-------- Information shown --------

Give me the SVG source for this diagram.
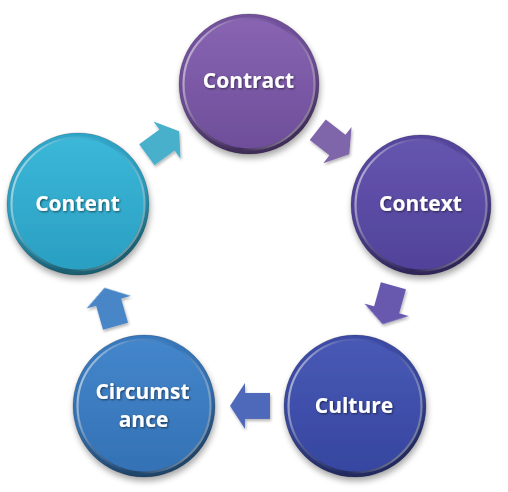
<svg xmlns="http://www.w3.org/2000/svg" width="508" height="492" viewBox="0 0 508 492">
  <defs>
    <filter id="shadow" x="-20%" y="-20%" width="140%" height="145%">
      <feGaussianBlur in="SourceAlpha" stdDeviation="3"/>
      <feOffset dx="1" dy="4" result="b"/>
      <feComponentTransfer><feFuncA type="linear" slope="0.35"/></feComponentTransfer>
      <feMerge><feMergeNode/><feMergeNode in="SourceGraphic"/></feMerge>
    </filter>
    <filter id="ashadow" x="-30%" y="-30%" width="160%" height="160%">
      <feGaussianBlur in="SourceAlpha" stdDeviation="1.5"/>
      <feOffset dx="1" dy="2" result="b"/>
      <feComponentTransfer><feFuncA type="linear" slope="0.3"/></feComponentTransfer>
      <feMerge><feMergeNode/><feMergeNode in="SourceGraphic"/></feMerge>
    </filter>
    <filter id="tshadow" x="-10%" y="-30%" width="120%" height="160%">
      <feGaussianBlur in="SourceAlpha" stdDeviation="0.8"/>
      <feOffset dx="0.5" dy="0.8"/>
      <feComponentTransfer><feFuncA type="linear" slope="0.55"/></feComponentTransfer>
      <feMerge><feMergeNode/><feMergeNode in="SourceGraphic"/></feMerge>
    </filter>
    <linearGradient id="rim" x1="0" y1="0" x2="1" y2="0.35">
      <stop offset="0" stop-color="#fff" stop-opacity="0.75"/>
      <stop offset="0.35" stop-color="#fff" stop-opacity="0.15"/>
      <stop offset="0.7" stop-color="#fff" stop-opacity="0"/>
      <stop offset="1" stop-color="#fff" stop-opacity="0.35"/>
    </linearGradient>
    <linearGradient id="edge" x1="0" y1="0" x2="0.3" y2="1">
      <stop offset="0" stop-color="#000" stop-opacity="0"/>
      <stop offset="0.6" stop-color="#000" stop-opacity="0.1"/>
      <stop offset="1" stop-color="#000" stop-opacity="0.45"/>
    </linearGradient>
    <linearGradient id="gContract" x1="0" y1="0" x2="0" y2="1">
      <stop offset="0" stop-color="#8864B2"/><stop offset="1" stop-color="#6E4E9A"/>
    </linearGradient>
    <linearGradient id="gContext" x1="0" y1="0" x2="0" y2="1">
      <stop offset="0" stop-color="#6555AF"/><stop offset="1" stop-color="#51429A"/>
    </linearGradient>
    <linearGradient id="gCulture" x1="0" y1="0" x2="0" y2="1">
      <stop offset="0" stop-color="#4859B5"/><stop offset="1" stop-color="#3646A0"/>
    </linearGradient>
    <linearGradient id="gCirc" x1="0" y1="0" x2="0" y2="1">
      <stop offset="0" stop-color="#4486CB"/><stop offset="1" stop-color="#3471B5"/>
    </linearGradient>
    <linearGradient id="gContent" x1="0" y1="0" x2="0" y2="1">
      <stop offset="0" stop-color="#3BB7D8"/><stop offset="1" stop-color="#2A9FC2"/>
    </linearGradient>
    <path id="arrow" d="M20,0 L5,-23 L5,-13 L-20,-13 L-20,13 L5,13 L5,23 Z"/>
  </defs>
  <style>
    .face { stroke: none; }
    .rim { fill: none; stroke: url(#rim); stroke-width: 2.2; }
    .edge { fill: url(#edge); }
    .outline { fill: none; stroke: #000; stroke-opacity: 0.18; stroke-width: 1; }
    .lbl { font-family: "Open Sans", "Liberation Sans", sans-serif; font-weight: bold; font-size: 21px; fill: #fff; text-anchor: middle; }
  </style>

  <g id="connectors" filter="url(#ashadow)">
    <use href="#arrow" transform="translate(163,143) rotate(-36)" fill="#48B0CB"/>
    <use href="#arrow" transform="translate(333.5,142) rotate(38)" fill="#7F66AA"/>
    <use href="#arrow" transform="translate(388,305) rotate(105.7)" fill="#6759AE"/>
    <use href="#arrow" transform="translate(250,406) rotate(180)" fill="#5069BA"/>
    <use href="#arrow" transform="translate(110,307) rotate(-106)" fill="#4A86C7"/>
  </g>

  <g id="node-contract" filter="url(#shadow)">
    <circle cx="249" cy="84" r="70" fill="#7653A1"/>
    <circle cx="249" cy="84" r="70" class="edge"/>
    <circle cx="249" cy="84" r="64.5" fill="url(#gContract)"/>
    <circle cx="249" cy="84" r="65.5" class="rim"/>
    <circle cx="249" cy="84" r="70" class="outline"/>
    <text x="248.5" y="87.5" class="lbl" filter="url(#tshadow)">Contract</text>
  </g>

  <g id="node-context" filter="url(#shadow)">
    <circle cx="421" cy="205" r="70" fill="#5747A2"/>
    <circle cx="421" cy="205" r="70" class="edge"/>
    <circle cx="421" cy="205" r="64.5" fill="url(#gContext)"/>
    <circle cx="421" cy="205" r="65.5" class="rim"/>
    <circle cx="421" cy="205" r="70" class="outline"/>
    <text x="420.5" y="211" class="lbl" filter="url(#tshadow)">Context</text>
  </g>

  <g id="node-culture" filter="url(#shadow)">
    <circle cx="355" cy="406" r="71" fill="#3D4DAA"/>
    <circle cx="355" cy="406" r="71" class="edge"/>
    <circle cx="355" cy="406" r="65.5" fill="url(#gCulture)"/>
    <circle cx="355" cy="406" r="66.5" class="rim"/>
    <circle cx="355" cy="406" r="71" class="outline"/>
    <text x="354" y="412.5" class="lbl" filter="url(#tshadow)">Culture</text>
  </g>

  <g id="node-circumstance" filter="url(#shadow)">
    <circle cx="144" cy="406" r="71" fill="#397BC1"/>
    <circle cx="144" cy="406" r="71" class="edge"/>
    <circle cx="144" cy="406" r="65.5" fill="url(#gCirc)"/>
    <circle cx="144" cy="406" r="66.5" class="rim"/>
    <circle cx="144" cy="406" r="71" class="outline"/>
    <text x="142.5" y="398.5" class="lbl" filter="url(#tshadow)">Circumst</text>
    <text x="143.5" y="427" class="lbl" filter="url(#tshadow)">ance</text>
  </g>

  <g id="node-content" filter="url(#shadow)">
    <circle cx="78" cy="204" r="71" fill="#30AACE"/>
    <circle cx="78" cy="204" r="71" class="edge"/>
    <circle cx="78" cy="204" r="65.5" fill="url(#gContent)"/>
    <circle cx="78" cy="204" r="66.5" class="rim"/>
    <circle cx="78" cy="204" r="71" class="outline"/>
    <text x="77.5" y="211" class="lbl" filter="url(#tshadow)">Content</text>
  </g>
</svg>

--------

Repeat verbatim all the material, but not the pictures.

§ Result
Give me the SVG source for this diagram.
<svg xmlns="http://www.w3.org/2000/svg" width="508" height="492" viewBox="0 0 508 492">
  <defs>
    <filter id="shadow" x="-20%" y="-20%" width="140%" height="145%">
      <feGaussianBlur in="SourceAlpha" stdDeviation="3"/>
      <feOffset dx="1" dy="4" result="b"/>
      <feComponentTransfer><feFuncA type="linear" slope="0.35"/></feComponentTransfer>
      <feMerge><feMergeNode/><feMergeNode in="SourceGraphic"/></feMerge>
    </filter>
    <filter id="ashadow" x="-30%" y="-30%" width="160%" height="160%">
      <feGaussianBlur in="SourceAlpha" stdDeviation="1.5"/>
      <feOffset dx="1" dy="2" result="b"/>
      <feComponentTransfer><feFuncA type="linear" slope="0.3"/></feComponentTransfer>
      <feMerge><feMergeNode/><feMergeNode in="SourceGraphic"/></feMerge>
    </filter>
    <filter id="tshadow" x="-10%" y="-30%" width="120%" height="160%">
      <feGaussianBlur in="SourceAlpha" stdDeviation="0.8"/>
      <feOffset dx="0.5" dy="0.8"/>
      <feComponentTransfer><feFuncA type="linear" slope="0.55"/></feComponentTransfer>
      <feMerge><feMergeNode/><feMergeNode in="SourceGraphic"/></feMerge>
    </filter>
    <linearGradient id="rim" x1="0" y1="0" x2="1" y2="0.35">
      <stop offset="0" stop-color="#fff" stop-opacity="0.75"/>
      <stop offset="0.35" stop-color="#fff" stop-opacity="0.15"/>
      <stop offset="0.7" stop-color="#fff" stop-opacity="0"/>
      <stop offset="1" stop-color="#fff" stop-opacity="0.35"/>
    </linearGradient>
    <linearGradient id="edge" x1="0" y1="0" x2="0.3" y2="1">
      <stop offset="0" stop-color="#000" stop-opacity="0"/>
      <stop offset="0.6" stop-color="#000" stop-opacity="0.1"/>
      <stop offset="1" stop-color="#000" stop-opacity="0.45"/>
    </linearGradient>
    <linearGradient id="gContract" x1="0" y1="0" x2="0" y2="1">
      <stop offset="0" stop-color="#8864B2"/><stop offset="1" stop-color="#6E4E9A"/>
    </linearGradient>
    <linearGradient id="gContext" x1="0" y1="0" x2="0" y2="1">
      <stop offset="0" stop-color="#6555AF"/><stop offset="1" stop-color="#51429A"/>
    </linearGradient>
    <linearGradient id="gCulture" x1="0" y1="0" x2="0" y2="1">
      <stop offset="0" stop-color="#4859B5"/><stop offset="1" stop-color="#3646A0"/>
    </linearGradient>
    <linearGradient id="gCirc" x1="0" y1="0" x2="0" y2="1">
      <stop offset="0" stop-color="#4486CB"/><stop offset="1" stop-color="#3471B5"/>
    </linearGradient>
    <linearGradient id="gContent" x1="0" y1="0" x2="0" y2="1">
      <stop offset="0" stop-color="#3BB7D8"/><stop offset="1" stop-color="#2A9FC2"/>
    </linearGradient>
    <path id="arrow" d="M20,0 L5,-23 L5,-13 L-20,-13 L-20,13 L5,13 L5,23 Z"/>
  </defs>
  <style>
    .face { stroke: none; }
    .rim { fill: none; stroke: url(#rim); stroke-width: 2.2; }
    .edge { fill: url(#edge); }
    .outline { fill: none; stroke: #000; stroke-opacity: 0.18; stroke-width: 1; }
    .lbl { font-family: "Open Sans", "Liberation Sans", sans-serif; font-weight: bold; font-size: 21px; fill: #fff; text-anchor: middle; }
  </style>

  <g id="connectors" filter="url(#ashadow)">
    <use href="#arrow" transform="translate(163,143) rotate(-36)" fill="#48B0CB"/>
    <use href="#arrow" transform="translate(333.5,142) rotate(38)" fill="#7F66AA"/>
    <use href="#arrow" transform="translate(388,305) rotate(105.7)" fill="#6759AE"/>
    <use href="#arrow" transform="translate(250,406) rotate(180)" fill="#5069BA"/>
    <use href="#arrow" transform="translate(110,307) rotate(-106)" fill="#4A86C7"/>
  </g>

  <g id="node-contract" filter="url(#shadow)">
    <circle cx="249" cy="84" r="70" fill="#7653A1"/>
    <circle cx="249" cy="84" r="70" class="edge"/>
    <circle cx="249" cy="84" r="64.5" fill="url(#gContract)"/>
    <circle cx="249" cy="84" r="65.5" class="rim"/>
    <circle cx="249" cy="84" r="70" class="outline"/>
    <text x="248.5" y="87.5" class="lbl" filter="url(#tshadow)">Contract</text>
  </g>

  <g id="node-context" filter="url(#shadow)">
    <circle cx="421" cy="205" r="70" fill="#5747A2"/>
    <circle cx="421" cy="205" r="70" class="edge"/>
    <circle cx="421" cy="205" r="64.5" fill="url(#gContext)"/>
    <circle cx="421" cy="205" r="65.5" class="rim"/>
    <circle cx="421" cy="205" r="70" class="outline"/>
    <text x="420.5" y="211" class="lbl" filter="url(#tshadow)">Context</text>
  </g>

  <g id="node-culture" filter="url(#shadow)">
    <circle cx="355" cy="406" r="71" fill="#3D4DAA"/>
    <circle cx="355" cy="406" r="71" class="edge"/>
    <circle cx="355" cy="406" r="65.5" fill="url(#gCulture)"/>
    <circle cx="355" cy="406" r="66.5" class="rim"/>
    <circle cx="355" cy="406" r="71" class="outline"/>
    <text x="354" y="412.5" class="lbl" filter="url(#tshadow)">Culture</text>
  </g>

  <g id="node-circumstance" filter="url(#shadow)">
    <circle cx="144" cy="406" r="71" fill="#397BC1"/>
    <circle cx="144" cy="406" r="71" class="edge"/>
    <circle cx="144" cy="406" r="65.5" fill="url(#gCirc)"/>
    <circle cx="144" cy="406" r="66.5" class="rim"/>
    <circle cx="144" cy="406" r="71" class="outline"/>
    <text x="142.5" y="398.5" class="lbl" filter="url(#tshadow)">Circumst</text>
    <text x="143.5" y="427" class="lbl" filter="url(#tshadow)">ance</text>
  </g>

  <g id="node-content" filter="url(#shadow)">
    <circle cx="78" cy="204" r="71" fill="#30AACE"/>
    <circle cx="78" cy="204" r="71" class="edge"/>
    <circle cx="78" cy="204" r="65.5" fill="url(#gContent)"/>
    <circle cx="78" cy="204" r="66.5" class="rim"/>
    <circle cx="78" cy="204" r="71" class="outline"/>
    <text x="77.5" y="211" class="lbl" filter="url(#tshadow)">Content</text>
  </g>
</svg>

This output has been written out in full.